OUATTARA ''OTAGE'' DE L'ONU, OBAMA ET SARKOZY

Tout comme Gbagbo, Alassane Ouattara a franchi le Rubicond. Déclaré élu par la Commission électorale indépendante (Cei) et adoubé par les Nations Unies, les présidents américain Barack Obama et français Nicolas Sarkozy et l'Union européenne, il croit tenir le bon bout. Au point qu'il apparaît presque inimaginable qu'il renonce au fauteuil présidentiel qu'il estime avoir conquis de haute lutte. Surtout après tant de chemin parcouru aux côtés d'une communauté internationale, qui en grande partie le reconnaît comme président de la Côte d'Ivoire. Son nom est en effet inscrit comme président élu de Côte d'Ivoire dans la résolution 1962 du 20 décembre 2010 adoptée par le Conseil de sécurité de l'Onu. Il a fait nommer un ambassadeur aux Nations Unies en remplacement de celui qui y siégeait pour le compte de Laurent Gbagbo. D'autres ont été accrédités dans certains Etats européens, d'où les diplomates nommés par Gbagbo ont été rayés. Comment revenir sur ces engagements forts. Sans compter que le président américain, Barack Obama himself et son homologue français, Nicolas Sarkozy, ont brûlé beaucoup d'énergie à défendre M. Ouattara.

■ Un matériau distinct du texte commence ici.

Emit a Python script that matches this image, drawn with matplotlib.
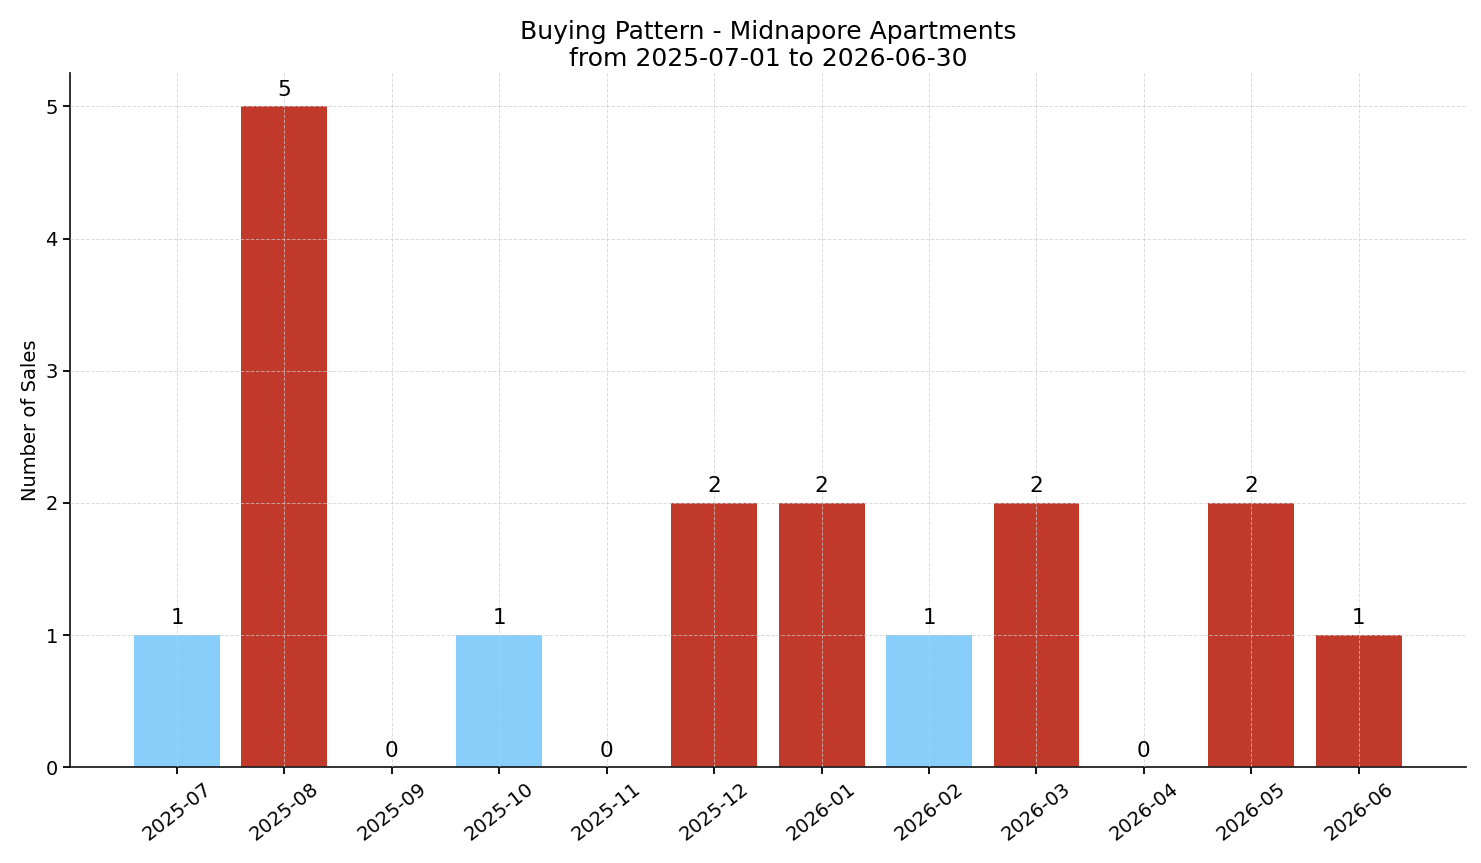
import matplotlib.pyplot as plt

# monthly sales counts
months = ['2025-07', '2025-08', '2025-09', '2025-10', '2025-11', '2025-12',
          '2026-01', '2026-02', '2026-03', '2026-04', '2026-05', '2026-06']
sales = [1, 5, 0, 1, 0, 2, 2, 1, 2, 0, 2, 1]
# which months are highlighted in red
hot = [False, True, False, False, False, True, True, False, True, False, True, True]

colors = ['#c0392b' if h else '#87cefa' for h in hot]

fig, ax = plt.subplots(figsize=(14.81, 8.63), dpi=100)
x = range(len(months))
bars = ax.bar(x, sales, color=colors, width=0.8)

for b, s in zip(bars, sales):
    ax.text(b.get_x() + b.get_width() / 2, s + 0.05, str(s),
            ha='center', va='bottom', fontsize=15.5)

ax.set_xticks(list(x))
ax.set_xticklabels(months, rotation=38, fontsize=14)
ax.tick_params(axis='y', labelsize=14)
ax.tick_params(width=1.3, length=5)
ax.set_xlim(-1, 12)
ax.set_ylim(0, 5.25)
ax.set_ylabel('Number of Sales', fontsize=14)
ax.set_title('Buying Pattern - Midnapore Apartments\nfrom 2025-07-01 to 2026-06-30',
             fontsize=18, pad=5)
ax.set_axisbelow(False)
ax.grid(True, linestyle='--', color='#cccccc', linewidth=0.7, alpha=0.7)
ax.spines['top'].set_visible(False)
ax.spines['right'].set_visible(False)
for sp in ['left', 'bottom']:
    ax.spines[sp].set_linewidth(1.3)
    ax.spines[sp].set_color('#222222')

fig.subplots_adjust(left=0.047, right=0.99, top=0.915, bottom=0.111)
fig.savefig('out.png', dpi=100)
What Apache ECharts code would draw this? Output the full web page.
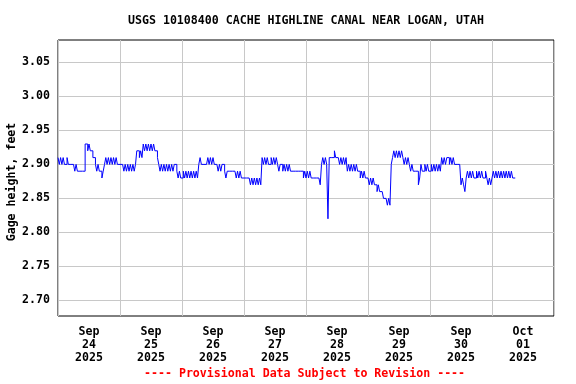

Est-il possible pour le candidat du Rhdp de renoncer sans s'attirer la foudre de ces chefs d'Etat qui comptent parmi les plus puissants du monde ? Il y a certainement chez Ouattara le souci de ne pas faire perdre la face à l'Onu, à Barack Obama et Nicolas Sarkozy, tout comme à la Communauté des Etats de l'Afrique de l'Ouest (Cedeao) qui elle aussi l'a reconnu comme le président élu. D'autre part, l'Union économique et monétaire ouest-africaine (Uemoa) a reconnu à Ouattara la qualité de président élu de la Côte d'Ivoire et lui a de ce fait donné tout droit de décider pour le compte du pays, à la Bceao. Il peut ainsi nommer un nouveau gouverneur en remplacement de Philippe Henri Dacoury Tabley, démissionnaire. Renoncer au fauteuil présidentiel apparaîtrait comme un cinglant désaveu à tous ces chefs d'Etat de l'Uemoa qui ont pris cette décision à Bamako le 22 janvier dernier. Par ailleurs, Ouattara, a embarqué dans son aventure Guillaume Soro et ses troupes armées, dont l'avenir reste désormais tributaire de son sort. Après qu'elles se sont engagées à ce point à ses côtés, les Forces nouvelles pourraient ne pas pardonner à Ouattara de s'être débiné, les livrant ainsi à la rue. C'est pour toutes ces raisons et bien d'autres encore que la résolution de cette crise post-électorale s'annonce titanesque.